Like most professionals, my work life is more online than offline, and my work is stored electronically within devices or in the cloud. Thankfully, we at Twirling Tiger Press have backups in case one of us, or our equipment, goes down.
Here are a few items in our business continuity toolkit that you might consider adding to yours:
• A fire-proof lockbox for critical and highly confidential business documents, such as personnel records and tax data that requires paper. Both Maureen and I have one of these so in the event of a fire or flood, we still have (relatively) easy access to these forms. It’s also important that we follow best practices when it comes to guarding our employees’ and contractors’ sensitive data.
• A cloud-based backup service that automatically backs up daily data on our computers. We decided on Carbonite, in part because its Personal Plans were affordable and fit our needs. It also has been recommended by some tech gurus we appreciate. This is one reason I didn’t panic when my system went down; I knew I could access my documents using another computer.
• An external hard drive…just in case. In addition to my laptop and tablet, I sometimes work off our family desktop computer, which isn’t covered by Carbonite. So every month I back up my files to an external hard drive hooked up to the computer. It takes less than five minutes and gives me peace of mind (and easy retrieval of archived files).
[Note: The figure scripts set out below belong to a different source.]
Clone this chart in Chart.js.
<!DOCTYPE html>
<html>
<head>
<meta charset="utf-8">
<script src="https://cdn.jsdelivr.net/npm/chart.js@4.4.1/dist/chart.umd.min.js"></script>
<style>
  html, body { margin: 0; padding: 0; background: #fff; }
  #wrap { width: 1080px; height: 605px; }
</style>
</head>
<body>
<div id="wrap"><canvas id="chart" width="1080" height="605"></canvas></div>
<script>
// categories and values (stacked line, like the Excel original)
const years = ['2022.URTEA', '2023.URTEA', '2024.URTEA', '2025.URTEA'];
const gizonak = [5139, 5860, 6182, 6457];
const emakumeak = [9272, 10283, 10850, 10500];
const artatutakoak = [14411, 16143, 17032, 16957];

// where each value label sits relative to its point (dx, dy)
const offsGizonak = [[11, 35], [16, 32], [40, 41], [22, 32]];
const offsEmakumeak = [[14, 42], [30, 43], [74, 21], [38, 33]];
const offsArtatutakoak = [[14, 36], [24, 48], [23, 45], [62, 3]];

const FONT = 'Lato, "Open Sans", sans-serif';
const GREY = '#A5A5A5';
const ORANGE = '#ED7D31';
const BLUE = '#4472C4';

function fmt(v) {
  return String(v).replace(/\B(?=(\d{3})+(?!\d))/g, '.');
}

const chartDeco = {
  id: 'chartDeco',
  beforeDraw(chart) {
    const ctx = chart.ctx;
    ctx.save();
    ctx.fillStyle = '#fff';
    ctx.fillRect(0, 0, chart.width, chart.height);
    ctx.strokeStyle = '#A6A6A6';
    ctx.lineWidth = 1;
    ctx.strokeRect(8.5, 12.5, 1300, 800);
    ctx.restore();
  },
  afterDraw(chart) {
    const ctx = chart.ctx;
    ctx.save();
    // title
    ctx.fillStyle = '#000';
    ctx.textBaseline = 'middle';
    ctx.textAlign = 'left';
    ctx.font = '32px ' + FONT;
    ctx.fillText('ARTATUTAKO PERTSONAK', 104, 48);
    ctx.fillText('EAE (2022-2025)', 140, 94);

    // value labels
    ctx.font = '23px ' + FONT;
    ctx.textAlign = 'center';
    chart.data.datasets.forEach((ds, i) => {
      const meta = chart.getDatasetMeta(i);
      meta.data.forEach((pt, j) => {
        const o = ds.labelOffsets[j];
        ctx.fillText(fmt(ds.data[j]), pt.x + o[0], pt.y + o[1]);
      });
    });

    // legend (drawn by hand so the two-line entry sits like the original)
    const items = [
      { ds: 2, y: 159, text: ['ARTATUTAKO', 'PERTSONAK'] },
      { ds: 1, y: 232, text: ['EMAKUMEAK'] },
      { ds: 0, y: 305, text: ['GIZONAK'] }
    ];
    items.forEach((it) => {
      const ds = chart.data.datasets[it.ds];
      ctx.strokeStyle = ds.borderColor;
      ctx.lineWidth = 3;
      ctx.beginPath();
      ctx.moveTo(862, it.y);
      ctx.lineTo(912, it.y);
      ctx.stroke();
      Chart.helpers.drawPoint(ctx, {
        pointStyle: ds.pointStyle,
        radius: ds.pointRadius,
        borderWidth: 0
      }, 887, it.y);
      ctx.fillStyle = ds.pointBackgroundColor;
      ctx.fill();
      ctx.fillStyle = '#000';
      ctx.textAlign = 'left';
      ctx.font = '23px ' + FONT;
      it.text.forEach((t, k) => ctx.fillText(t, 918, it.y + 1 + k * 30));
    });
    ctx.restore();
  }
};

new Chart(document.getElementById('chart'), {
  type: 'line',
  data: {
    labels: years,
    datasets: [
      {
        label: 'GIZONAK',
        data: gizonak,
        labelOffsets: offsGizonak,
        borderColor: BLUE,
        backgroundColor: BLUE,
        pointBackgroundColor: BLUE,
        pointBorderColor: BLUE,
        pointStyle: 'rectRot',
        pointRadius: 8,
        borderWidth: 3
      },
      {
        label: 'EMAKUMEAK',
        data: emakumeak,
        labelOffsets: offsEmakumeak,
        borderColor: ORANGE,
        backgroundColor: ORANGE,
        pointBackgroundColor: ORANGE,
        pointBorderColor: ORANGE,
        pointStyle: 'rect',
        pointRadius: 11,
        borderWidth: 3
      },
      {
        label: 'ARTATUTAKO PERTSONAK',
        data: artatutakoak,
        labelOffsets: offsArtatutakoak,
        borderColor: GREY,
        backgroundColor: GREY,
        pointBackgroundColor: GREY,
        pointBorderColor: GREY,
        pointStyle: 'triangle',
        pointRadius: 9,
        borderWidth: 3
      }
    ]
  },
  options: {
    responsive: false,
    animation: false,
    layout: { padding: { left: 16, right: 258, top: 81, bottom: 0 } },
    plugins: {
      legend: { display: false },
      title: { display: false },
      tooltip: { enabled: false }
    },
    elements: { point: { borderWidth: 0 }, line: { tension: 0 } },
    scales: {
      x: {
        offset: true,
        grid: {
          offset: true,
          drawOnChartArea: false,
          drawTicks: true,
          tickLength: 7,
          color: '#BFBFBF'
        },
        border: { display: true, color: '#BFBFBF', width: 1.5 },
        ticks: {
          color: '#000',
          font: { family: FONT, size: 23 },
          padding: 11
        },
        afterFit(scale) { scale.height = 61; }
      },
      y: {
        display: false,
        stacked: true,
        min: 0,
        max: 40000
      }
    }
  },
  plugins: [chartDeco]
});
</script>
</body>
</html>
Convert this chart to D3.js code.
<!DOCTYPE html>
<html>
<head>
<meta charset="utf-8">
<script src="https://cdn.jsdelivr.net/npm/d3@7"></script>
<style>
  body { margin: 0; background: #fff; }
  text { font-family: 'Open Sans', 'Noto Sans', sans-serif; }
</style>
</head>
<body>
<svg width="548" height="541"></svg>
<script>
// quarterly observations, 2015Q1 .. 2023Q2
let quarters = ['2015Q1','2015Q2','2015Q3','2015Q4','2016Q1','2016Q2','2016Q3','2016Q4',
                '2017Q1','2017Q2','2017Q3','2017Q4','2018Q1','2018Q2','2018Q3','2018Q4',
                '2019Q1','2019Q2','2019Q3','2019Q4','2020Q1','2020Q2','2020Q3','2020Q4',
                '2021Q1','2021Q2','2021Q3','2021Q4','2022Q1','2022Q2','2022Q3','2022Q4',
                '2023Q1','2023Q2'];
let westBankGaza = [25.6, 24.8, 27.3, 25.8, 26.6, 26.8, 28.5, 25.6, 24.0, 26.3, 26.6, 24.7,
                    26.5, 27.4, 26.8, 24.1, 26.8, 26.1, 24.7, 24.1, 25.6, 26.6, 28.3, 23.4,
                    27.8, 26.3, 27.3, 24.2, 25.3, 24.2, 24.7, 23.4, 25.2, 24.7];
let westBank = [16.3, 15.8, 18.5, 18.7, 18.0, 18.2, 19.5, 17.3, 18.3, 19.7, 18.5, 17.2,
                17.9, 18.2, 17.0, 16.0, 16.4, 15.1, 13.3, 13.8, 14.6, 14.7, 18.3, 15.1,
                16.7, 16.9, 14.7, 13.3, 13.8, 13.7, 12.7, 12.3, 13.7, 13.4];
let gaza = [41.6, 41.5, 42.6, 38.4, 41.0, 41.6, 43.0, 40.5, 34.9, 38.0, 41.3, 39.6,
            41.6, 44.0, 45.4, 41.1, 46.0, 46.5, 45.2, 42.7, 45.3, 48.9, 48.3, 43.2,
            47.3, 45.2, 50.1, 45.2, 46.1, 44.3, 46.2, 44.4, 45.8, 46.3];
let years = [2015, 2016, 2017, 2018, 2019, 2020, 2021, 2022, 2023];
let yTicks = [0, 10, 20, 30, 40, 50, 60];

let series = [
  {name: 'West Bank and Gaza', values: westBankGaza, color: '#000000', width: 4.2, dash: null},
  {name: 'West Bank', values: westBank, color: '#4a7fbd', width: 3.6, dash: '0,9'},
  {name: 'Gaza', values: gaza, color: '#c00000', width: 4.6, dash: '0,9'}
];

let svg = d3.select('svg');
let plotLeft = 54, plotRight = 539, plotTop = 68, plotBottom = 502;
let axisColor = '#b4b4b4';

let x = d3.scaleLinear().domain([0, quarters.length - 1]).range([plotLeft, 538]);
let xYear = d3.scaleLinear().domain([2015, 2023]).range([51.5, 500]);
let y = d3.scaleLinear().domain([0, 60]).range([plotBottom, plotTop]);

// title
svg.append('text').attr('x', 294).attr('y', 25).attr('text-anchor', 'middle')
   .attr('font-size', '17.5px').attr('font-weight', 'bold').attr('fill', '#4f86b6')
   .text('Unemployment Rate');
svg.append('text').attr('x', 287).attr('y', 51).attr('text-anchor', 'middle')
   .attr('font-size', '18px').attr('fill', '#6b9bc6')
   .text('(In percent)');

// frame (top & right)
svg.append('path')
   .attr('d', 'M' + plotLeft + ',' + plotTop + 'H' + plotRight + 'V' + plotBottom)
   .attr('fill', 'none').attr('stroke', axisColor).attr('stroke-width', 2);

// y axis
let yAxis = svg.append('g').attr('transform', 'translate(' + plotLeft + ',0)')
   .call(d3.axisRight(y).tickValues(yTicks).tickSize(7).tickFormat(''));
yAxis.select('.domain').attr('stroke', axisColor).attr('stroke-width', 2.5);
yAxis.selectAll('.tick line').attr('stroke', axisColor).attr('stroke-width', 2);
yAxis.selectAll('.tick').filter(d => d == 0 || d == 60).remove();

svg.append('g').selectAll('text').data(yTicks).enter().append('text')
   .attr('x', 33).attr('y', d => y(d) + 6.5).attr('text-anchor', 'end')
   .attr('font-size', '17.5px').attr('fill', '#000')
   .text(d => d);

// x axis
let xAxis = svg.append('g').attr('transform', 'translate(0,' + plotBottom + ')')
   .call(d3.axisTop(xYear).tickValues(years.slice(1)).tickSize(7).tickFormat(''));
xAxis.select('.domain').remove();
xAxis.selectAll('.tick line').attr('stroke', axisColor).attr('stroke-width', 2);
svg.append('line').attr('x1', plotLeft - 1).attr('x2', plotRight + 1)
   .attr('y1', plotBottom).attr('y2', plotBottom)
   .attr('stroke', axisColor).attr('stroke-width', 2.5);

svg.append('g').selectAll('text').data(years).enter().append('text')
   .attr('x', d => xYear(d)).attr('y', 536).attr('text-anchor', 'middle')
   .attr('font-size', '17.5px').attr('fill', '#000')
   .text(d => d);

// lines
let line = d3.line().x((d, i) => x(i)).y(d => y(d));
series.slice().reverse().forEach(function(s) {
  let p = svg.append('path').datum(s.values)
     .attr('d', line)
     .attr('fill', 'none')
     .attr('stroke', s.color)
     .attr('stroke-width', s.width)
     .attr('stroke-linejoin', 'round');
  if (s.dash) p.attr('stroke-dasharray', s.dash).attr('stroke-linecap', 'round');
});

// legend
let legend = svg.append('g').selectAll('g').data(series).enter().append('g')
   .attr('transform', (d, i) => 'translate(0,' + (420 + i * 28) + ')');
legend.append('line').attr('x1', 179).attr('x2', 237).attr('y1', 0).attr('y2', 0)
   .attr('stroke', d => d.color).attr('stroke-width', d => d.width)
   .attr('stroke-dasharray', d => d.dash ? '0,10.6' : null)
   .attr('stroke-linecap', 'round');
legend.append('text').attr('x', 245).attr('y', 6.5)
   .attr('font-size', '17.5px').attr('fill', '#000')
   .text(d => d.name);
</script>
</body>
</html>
• Someone who can quickly fill in on mission-critical tasks. When you are a small business, you wear many hats. It’s important that in the event you are out for an extended period of time, there’s someone who can take over your responsibilities. Maureen and I have redundancy in leadership. We talk twice weekly about what is going on in the company and with our clients. She also has on contract Martha P., another highly talented graphic designer who has agreed to fill in on short notice should Maureen need immediate leave for a family emergency or extended illness. I too have two managing editors to serve as backups.
An hour after my laptop went down, I called TTPI’s unofficial IT staffer, also known as my husband. He suggested I take out the battery and reinstall it, which did the trick. I was lucky. But I also was covered. Even if my laptop needed to be replaced, I was going to hit all of my tasks despite the disruption. It’s nice to know someone’s got my back(up).